Noteworthy is the subtle conflict in the approach taken by different factions of the NLRB. In the April 21 memorandum, the Division of Advice rejected an unfair labor practice charge even where the newspaper orally warned its reporter that he should refrain from all work-related Internet postings, whereas in the case against the other media company, the NLRB office was poised to bring a complaint based on a phone call to an employee about her union-related tweet. Indeed, based on the novelty of the issue and lack of precedent, the NLRB’s Acting General Counsel distributed an internal memorandum last month (PDF) stating that regional offices are required to consult with the Division of Advice before proceeding against employer rules prohibiting, or discipline of employees engaging in, social media. That said, no case involving social media has yet been adjudicated even by an administrative law judge, so there is uncertainty as to the exact legal standard that will govern.
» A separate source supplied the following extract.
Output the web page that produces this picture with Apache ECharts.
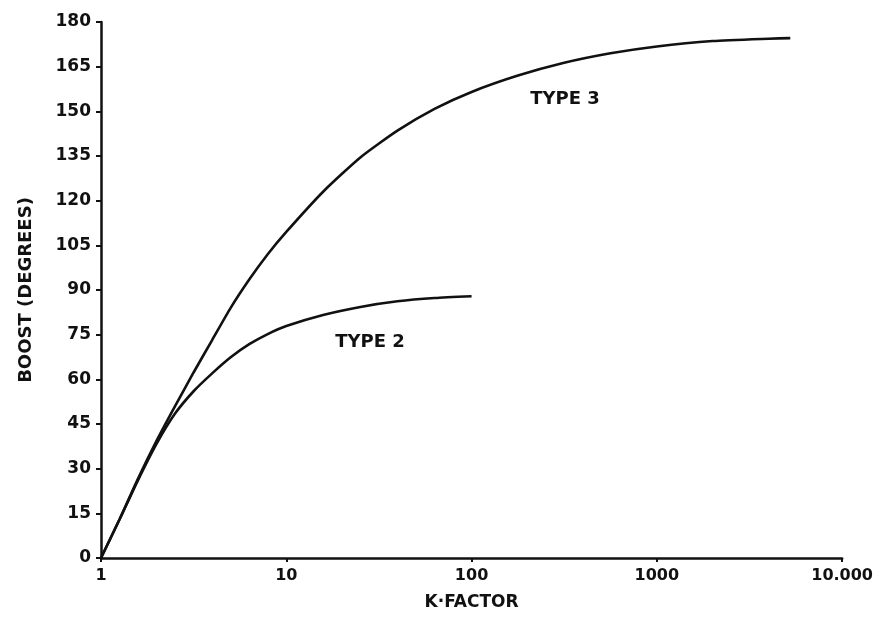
<!DOCTYPE html>
<html>
<head>
<meta charset="utf-8">
<script src="https://cdn.jsdelivr.net/npm/echarts@6/dist/echarts.min.js"></script>
<style>html,body{margin:0;padding:0;background:#fff}#c{width:876px;height:639px}</style>
</head>
<body>
<div id="c"></div>
<script>
// Values (K-factor, boost in degrees)
const kType3 = [1, 1.26, 1.58, 2, 2.51, 3.16, 3.98, 5.01, 6.31, 7.94, 10, 15.8, 25.1, 39.8, 63.1, 100, 178, 316, 562, 1000, 2000, 4000, 5250];
const bType3 = [0, 13, 26.5, 39.5, 51, 62.3, 73.2, 84, 93.5, 102, 109.5, 123, 134.5, 143.5, 150.8, 156.5, 162, 166.3, 169.5, 171.8, 173.6, 174.4, 174.6];
const kType2 = [1, 1.26, 1.58, 2, 2.51, 3.16, 3.98, 5.01, 6.31, 7.94, 10, 15.8, 25.1, 39.8, 63.1, 100];
const bType2 = [0, 13, 26, 38.5, 48.5, 56, 62, 67.4, 71.8, 75.2, 77.9, 81.6, 84.3, 86.2, 87.3, 87.9];
const xTickLabels = {1: '1', 10: '10', 100: '100', 1000: '1000', 10000: '10.000'};
const yTicks = [0, 15, 30, 45, 60, 75, 90, 105, 120, 135, 150, 165, 180];
const seriesNames = ['TYPE 3', 'TYPE 2'];

const font = 'DejaVu Sans';
const chart = echarts.init(document.getElementById('c'));
const zip = (a, b) => a.map((v, i) => [v, b[i]]);
chart.setOption({
  backgroundColor: '#fff',
  animation: false,
  grid: {left: 101, right: 32, top: 22, bottom: 81},
  xAxis: {
    type: 'log', logBase: 10, min: 1, max: 10000,
    name: 'K·FACTOR', nameLocation: 'middle', nameGap: 36,
    nameTextStyle: {fontFamily: font, fontWeight: 'bold', fontSize: 17, color: '#111'},
    axisLine: {lineStyle: {color: '#111', width: 2.5}},
    axisTick: {show: true, length: 4, lineStyle: {color: '#111', width: 2}},
    axisLabel: {fontFamily: font, fontWeight: 'bold', fontSize: 16, color: '#111', margin: 10,
      formatter: v => xTickLabels[Math.round(v)] || ''},
    splitLine: {show: false}, minorTick: {show: false}
  },
  yAxis: {
    type: 'value', min: 0, max: 180, interval: 15,
    name: 'BOOST (DEGREES)', nameLocation: 'middle', nameGap: 66,
    nameTextStyle: {fontFamily: font, fontWeight: 'bold', fontSize: 18, color: '#111'},
    axisLine: {show: true, lineStyle: {color: '#111', width: 2.5}},
    axisTick: {show: true, length: 5, lineStyle: {color: '#111', width: 2}},
    axisLabel: {fontFamily: font, fontWeight: 'bold', fontSize: 17, color: '#111', margin: 10,
      formatter: v => yTicks.includes(v) ? String(v) : ''},
    splitLine: {show: false}
  },
  series: [
    {name: seriesNames[0], type: 'line', data: zip(kType3, bType3), smooth: 0.2, showSymbol: false,
     lineStyle: {color: '#111', width: 2.6}},
    {name: seriesNames[1], type: 'line', data: zip(kType2, bType2), smooth: 0.2, showSymbol: false,
     lineStyle: {color: '#111', width: 2.6}}
  ],
  graphic: [
    {type: 'text', x: 565, y: 99, style: {text: seriesNames[0], font: 'bold 18px "DejaVu Sans"', fill: '#111', textAlign: 'center', textVerticalAlign: 'middle'}},
    {type: 'text', x: 370, y: 342, style: {text: seriesNames[1], font: 'bold 18px "DejaVu Sans"', fill: '#111', textAlign: 'center', textVerticalAlign: 'middle'}}
  ]
});
</script>
</body>
</html>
The take-away here is that the NLRB, as well as unions, are being vigilant in investigating and bringing complaints against companies who discipline employees based on comments they make on social media that can be construed to be about terms and conditions of employment. This is the case even where the social media posts at issue have been critical of or embarrassing to the company. The NLRB has taken the position that employee discussions that take place online are no different than discussions around the water cooler, and that employees are protected from discipline for any comments in which they criticize or vent about their jobs. This presents a real issue for employers, as unlike fleeting water cooler conversations, postings on social media are forever fixed in the annals of the Internet and can be retrievable and searchable by others, airing and maintaining a company’s petty internal disputes and dirty laundry for the world to read. As a result, companies should examine their social media policies to ensure that employees cannot be sanctioned for Internet posts protected by the NLRA, and should consult with counsel before disciplining an employee based on any post to social media or the Internet, especially where the post can be interpreted as relating to union activity or terms and conditions of employment.